Reading aloud to kids is an experience that almost everyone who has spent time with children has in common. Whether you’re a veteran teacher or a teenage babysitter, you’ve probably touched the magic that we create when we take the time to read with kids.
I’ve had some amazing experiences as a parent and a caregiver of reading aloud: the moment when a child recognizes the letters in their name, or a common word, or a rhyming pattern in the text or a repeated phrase or sound that they love to yell out at the top of their lungs.
“Clang Clang Rattle Bing Bang, Gonna make my noise all day!”
~ Robert Munsch, Mortimer ~
Equally amazing are the books that make me cry, the books during which my kids know they can expect mom to get choked up “Mommy, why are you crying… again?!? You know how it ends.”
But whether I’m reading to one kid in a bunk bed or a whole gymnasium full, there are some tricks that I use to keep their interest and make the most of the time and I hope you will find them helpful in your practice as you harvest those magic moments with your students.
- Why this book, for this child, at this time?

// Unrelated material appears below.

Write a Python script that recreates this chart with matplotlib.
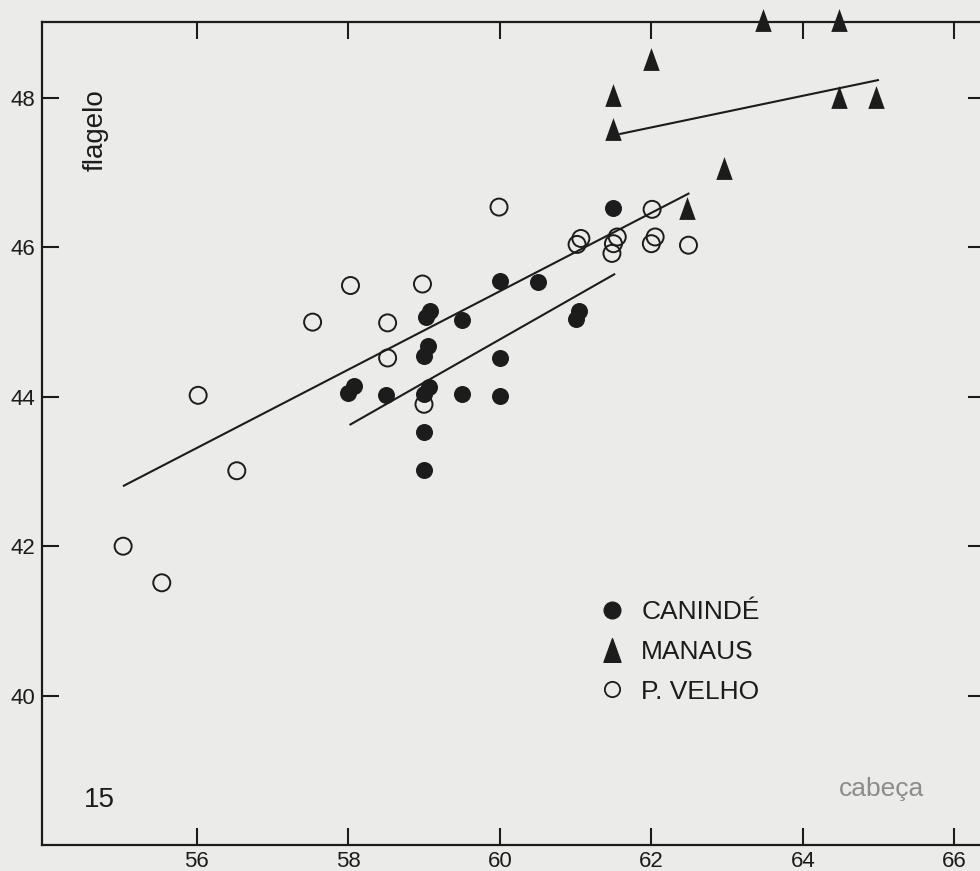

Too often when I visit classes, I see read-alouds chosen at the last second or selected because the characters (often familiar from television) are favourites for the kids. Alternately, the book may be a favourite for the teacher, a classic from their childhood or something their own children love. The books we choose to read in our classes should directly relate to the instructional goals we have for our students.
I worry that as you read that last sentence, you’ll be thinking that read-alouds should be dry and boring with curriculum standards attached at two-page intervals. Not at all! Instructional goals might include working on phonological awareness (rhymes, initial sounds, phoneme segmentation) or on prediction, inference, or making connections to personal experience. They might also relate to the children’s social development or their curiosities/inquiries. Whatever your instructional goals are, your read-alouds should support them in a pleasurable way that will increase overall engagement and, even better, give everyone a laugh (or, in my case, a cry).
2. Lights, Camera, Action!
One of my favourite things about the new Fountas & Pinnell Literacy Continuum is that they’ve titled texts read aloud by the teacher as “Shared and Performance Reading.” Describing a read aloud as a performance couldn’t be more accurate. Teaching is highly performative to begin with and reading aloud to students is often the most “on-stage” part of the day. Take advantage of it!
Vary the volume, tone, speed and character of your voice. Change your posture. Move around. Use props and gesture. Be silly! Kids love watching their teacher become the ogre under the bridge, stomping his feet while he drools at the prospect of devouring a tasty goat and then quickly transitioning into the goat with skinny knees knocking together nervously as she tiptoes across the rickety bridge on her delicate hooves. What could be better?!?
3. Don’t do all the work.
Do you know who loves to do funny voices and make sound effects?
Kids!
When read-alouds don’t work, one of the most common reasons is that teachers are doing too much. Kids love to get involved and they can, at any age. They can make the sounds of the cars or the bird or the farts. They can guess the next rhyming word or chant the repeated text in a book. They can also get up and act out parts of the story as they explore the meaning of verbs. If you’re measuring the success of your read-aloud by how quiet and still your students are as you read, I’d suggest that you’re using the wrong measuring stick altogether. Students will be more engaged in the reading when they know they have a role to play in telling the story. The drama glossary in the Ontario Arts Curriculum offers some great ideas for how to actively engage kids in a story. So does the CODE website.
4. It’s too long.
We all have finite attention spans, perhaps even more so in the last few years. Children’s attention spans in Kindergarten are estimated to range from 10-25 minutes. If you’re teaching young children, I would suggest keeping your read-alouds under 15 minutes, maximum. If the book you want to read will take longer than that, there’s nothing wrong with reading it in chunks. Come back to it tomorrow! The kids will get more out of the experience when they’re fresh and pausing will build suspense. It’s a great opportunity to work on prediction: “What do you think will happen next?”
5. Context
Write what you know, the experts tell us. If you don’t have a personal connection to what you’re writing about, it’s not likely to be successful. The same is true for reading, particularly for our youngest children. They need to be able to connect to the story somehow. It can be set somewhere far away and involve people whose lives are very different but if your students don’t have a context within which they can engage with the narrative, they’re likely to tune out, sometimes politely and sometimes not-so-much.
For instance, the book Mama Panya’s Pancakes is set in an Kenyan village and involves experiences many children in urban settings wouldn’t have (fishing, going to a market, bargaining for the price of food) but it centres around sharing food and the experience of hosting friends for a meal. All children are likely to be able to connect to those ideas, even if their only experience of sharing food is at school. Think carefully about what the context is for the books you’re choosing. What’s the entry point for your students? Without a context for the learning, you’re not likely to accomplish your instructional goals, no matter how well intentioned they may be.